I've sort of lost track of what this debate is about... Assuming you don't have a schema definition, it seems to me that you can just as easily parse `{ "salary": "1e999" }` with application-encoded semantics as `<salary>1e999</salary>` with (again) application-encoded semantics. Maybe having a formal schema definition is a win, though.
iff you have a schema, and a parser that actually uses it. I've seen a few DTDs but the vast majority of XML documents don't have a schema or even a DTD to follow.
And the vast majority of parsers will not parse anything for you, regardless of schema definitions.
Which effectively puts you in the same place as the JSON string.
Either to author of the serialized data realized that the numbers could overflow a float or didn't. This is independent of serialization format.
In your contrived example, somehow, the user of JSON didn't realize the salary could overflow a float. (OTOH, he succeeded in serializing it, mysteriously.) All the while, the XML user was magically forward thinking and deserialized the value into a big decimal. Your argument simply hinges on making one programmer smarter than the other. If one knows that a value will not fit a float, the memory representation won't be a float and the serialization format won't use a float representation. It has nothing to do with JSON vs XML.

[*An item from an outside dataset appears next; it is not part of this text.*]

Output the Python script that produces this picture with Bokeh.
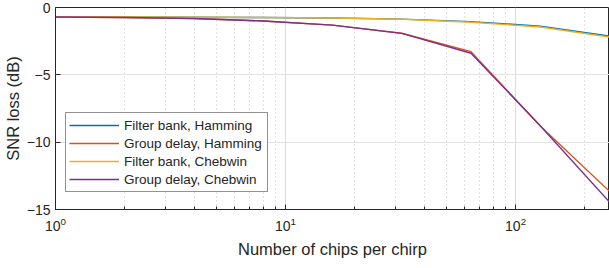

This. Types are a huge pain in JSON, particularly the lack of a good date time type. BSON fixes tips, but only of you're using MongoDB and are willing to give up the "human readable" requirement outside of mongo.
OK, so the provided number format is not sufficient for the kind of numbers he is trying to deal with. So instead you would represent it as a string and handle the encoding/decoding of that number yourself. How is that different from the XML way where there is no provided number format to begin with, and everything is a string?
And the following is not acceptable as it breaks the semantics of JSON and requires a secondary deserialisation step as strings ain't numbers...
JSON is a popular format but it's awful.